December 21, 2011 is the winter solstice — the longest, darkest night of the year. Going forward, we know the seasons will change and more light will shine with each day. But when will the regulatory darkness disappear? At the end of this month, it will be two years since the last audited financial statements for the Temporary Corporate Credit Union Stabilization Fund, managed by NCUA, were made available.
This single audit, released in July 2010, showed the contingent liability for the TCCUSF as of December 2009 for all corporate exposure was $6.6 billion.
Twenty-four months have passed from the date of these statements. Since that time three more corporates have been nationalized and, along with WesCorp Credit Union and US Central, stripped of their most valuable assets. NCUA has issued more than $28 billion in guaranteed notes to fund new collateralized securities which were sold to Wall Street. At that time, and still today, credit unions have record amounts of liquidity and demonstrated the ability to fund these assets.
Even after the seizures of these corporates, credit unions remain liable for all losses from these events even though they no longer receive the benefit of the yields now going to the new owners of the securities.
The seizure of three more corporates, the issuance of the guaranteed notes, the direct sale of more than $10 billion in assets held by WesCorp and US Central — activities totaling more than $50 billion — have been done completely in the dark. No income statements, balance sheets, cash flows, or any accounting for the tens of millions in operating expenses have been issued.
For example, NCUA paid $10 million just to broker assets transferred from corporates. NCUA has converted the corporate workout into a regulatory financial black hole — with no facts, data, or independent accounting available to anyone.

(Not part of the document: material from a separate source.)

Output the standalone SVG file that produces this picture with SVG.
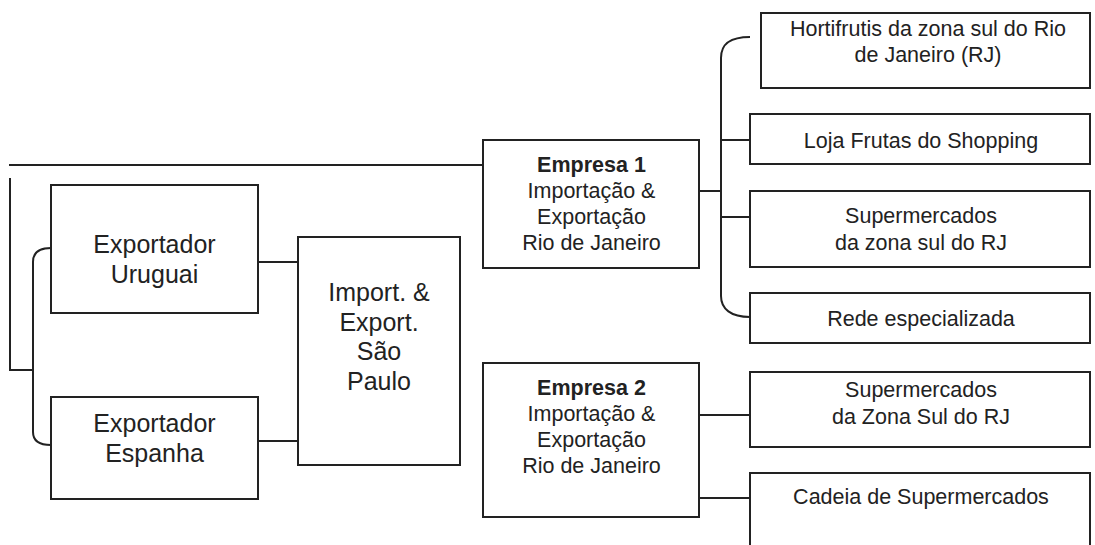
<svg xmlns="http://www.w3.org/2000/svg" width="1095" height="545" viewBox="0 0 1095 545">
<style>
.box{fill:#fff;stroke:#222;stroke-width:2}
.ln{fill:none;stroke:#222;stroke-width:2}
text{font-family:"Liberation Sans",Arial,sans-serif;fill:#222;text-anchor:middle}
.big{font-size:25px}
.sm{font-size:21.5px}
.b{font-weight:bold}
</style>
<rect width="1095" height="545" fill="#fff"/>
<g id="connectors">
<path class="ln" d="M9,165 H483"/>
<path class="ln" d="M10,178 V370 H33"/>
<path class="ln" d="M51,248 C40,248 33,252 33,262 V432 C33,441 40,445 51,445"/>
<path class="ln" d="M258,262 H298"/>
<path class="ln" d="M258,441 H298"/>
<path class="ln" d="M699,191 H721"/>
<path class="ln" d="M750,37 C731,37 721,43 721,58 V296 C721,309 731,317 750,317"/>
<path class="ln" d="M721,140 H750"/>
<path class="ln" d="M721,217 H750"/>
<path class="ln" d="M699,415 H750"/>
<path class="ln" d="M699,498 H750"/>
</g>
<g id="exp-uruguai">
<rect class="box" x="51" y="185" width="207" height="128"/>
<text class="big" x="154.5" y="253">Exportador</text>
<text class="big" x="154.5" y="283">Uruguai</text>
</g>
<g id="exp-espanha">
<rect class="box" x="51" y="397" width="207" height="102"/>
<text class="big" x="154.5" y="432">Exportador</text>
<text class="big" x="154.5" y="462">Espanha</text>
</g>
<g id="sao-paulo">
<rect class="box" x="298" y="237" width="162" height="228"/>
<text class="big" x="379" y="301">Import. &amp;</text>
<text class="big" x="379" y="330.5">Export.</text>
<text class="big" x="379" y="360">São</text>
<text class="big" x="379" y="389.5">Paulo</text>
</g>
<g id="empresa1">
<rect class="box" x="483" y="140" width="216" height="128"/>
<text class="sm b" x="591.5" y="172">Empresa 1</text>
<text class="sm" x="591.5" y="198">Importação &amp;</text>
<text class="sm" x="591.5" y="224">Exportação</text>
<text class="sm" x="591.5" y="250">Rio de Janeiro</text>
</g>
<g id="empresa2">
<rect class="box" x="483" y="363" width="216" height="154"/>
<text class="sm b" x="591.5" y="395">Empresa 2</text>
<text class="sm" x="591.5" y="421">Importação &amp;</text>
<text class="sm" x="591.5" y="447">Exportação</text>
<text class="sm" x="591.5" y="473">Rio de Janeiro</text>
</g>
<g id="hortifrutis">
<rect class="box" x="761" y="13" width="329" height="75"/>
<text class="sm" x="928" y="36">Hortifrutis da zona sul do Rio</text>
<text class="sm" x="928" y="62">de Janeiro (RJ)</text>
</g>
<g id="loja">
<rect class="box" x="750" y="114" width="340" height="50"/>
<text class="sm" x="921" y="148">Loja Frutas do Shopping</text>
</g>
<g id="super1">
<rect class="box" x="750" y="191" width="340" height="76"/>
<text class="sm" x="921" y="223">Supermercados</text>
<text class="sm" x="921" y="250">da zona sul do RJ</text>
</g>
<g id="rede">
<rect class="box" x="750" y="293" width="340" height="50"/>
<text class="sm" x="921" y="326">Rede especializada</text>
</g>
<g id="super2">
<rect class="box" x="750" y="372" width="340" height="75"/>
<text class="sm" x="921" y="397">Supermercados</text>
<text class="sm" x="921" y="424">da Zona Sul do RJ</text>
</g>
<g id="cadeia">
<rect class="box" x="750" y="473" width="340" height="90"/>
<text class="sm" x="921" y="504">Cadeia de Supermercados</text>
</g>
</svg>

If this unreported activity had been engaged in by any firm, governmental agency, not-for-profit, or credit union, the board would have been removed and outside audits started immediately.
Not only has this financial darkness spread over credit union land, but one year ago the shadow was extended over Congress. NCUA, in a last-minute, pre-adjournment quick strike, got Congress to pass S4036, which was explained as merely housekeeping for the TCCUSF, so it did not meet any consultation, public discussion, or explanation.
And so it passed, all in the dark. Barely eight months later this legislation was cited as the authority for NCUA’s $2.0 billion dollar premium assessment as TCCUSF future expenses with no accounting for present or past expenses.
Congress, credit unions, and the public continue to be subject to arbitrary NCUA actions supported by neither fact nor logic.
Is this because the financial information, previously routinely provided monthly by corporates, is not available? Does NCUA not have the systems or capability of managing the assets taken? Or is it that the data doesn’t support the conservatorship estimates? Were losses presented as future facts three years ago found to be inaccurate, imprecise, or overreaction?
If the losses were overestimated, are these misjudgments being covered up? What is the current value of the five investment portfolios that were seized?
Who Is Responsible For Acting?
Some of the players in this darkening drama include:
PWC: Where is this firm two years after its audit was used to assess the contingent liability for the TCUGLP? Has it left the playing field? Is it accountable for this estimate today?
Congress: Where are the committees (Senate Banking and House Financial Services) that passed legislation without discussion in December 2010 now that $50 billion of credit union assets have been seized and disposed with no accounting?
GAO: Where is the government’s watchdog when the problem is occurring now?
OIG: Who does the inspector general represent — the NCUA board? The Congress? Credit unions? The administration? The taxpaying member? How can NCUA’s supervisory committee be missing in action when the greatest transaction of all is happening on its watch — but unwatched, unreported, and un-reviewed?
NCUA Board: How can board members who preach financial literacy, director accountability, and strict compliance be so blind to the consequences of not tracking, reporting, or even overseeing this massive transfer of assets? Is there no backtesting required of decisions? Where does the buck stop? Or does it?
NCUA Staff: How can professionals schooled, trained, and responsible for the financial integrity, reporting, and oversight of credit unions lose their own standards of conduct when managing credit union resources?
Credit unions and their voices: Members’ funds have been taken without any accounting — more funds are predicted to be assessed in the future. Is this acceptable oversight of the collective funds each credit union provides?
A New System Or New Leadership?
The choices going forward are clear. If the system allows public conduct to go unchecked and unaccounted for, then system redesign with new checks and balances are needed. If the system’s architecture is sound, then new leadership to correct the operational deficiencies are required. This is what NCUA board appointments should be about, but is the administration even tracking these issues?
If no one is watching after $50 billion is seized, what will be the next catastrophe that goes unexplained and unaccounted for?
The only way to overcome NCUA’s financial darkness is to shed light. As Senator Everett Dirkson once remarked on civil rights legislation, “When I feel the heat, I see the light.” Who will be a source of light in 2012?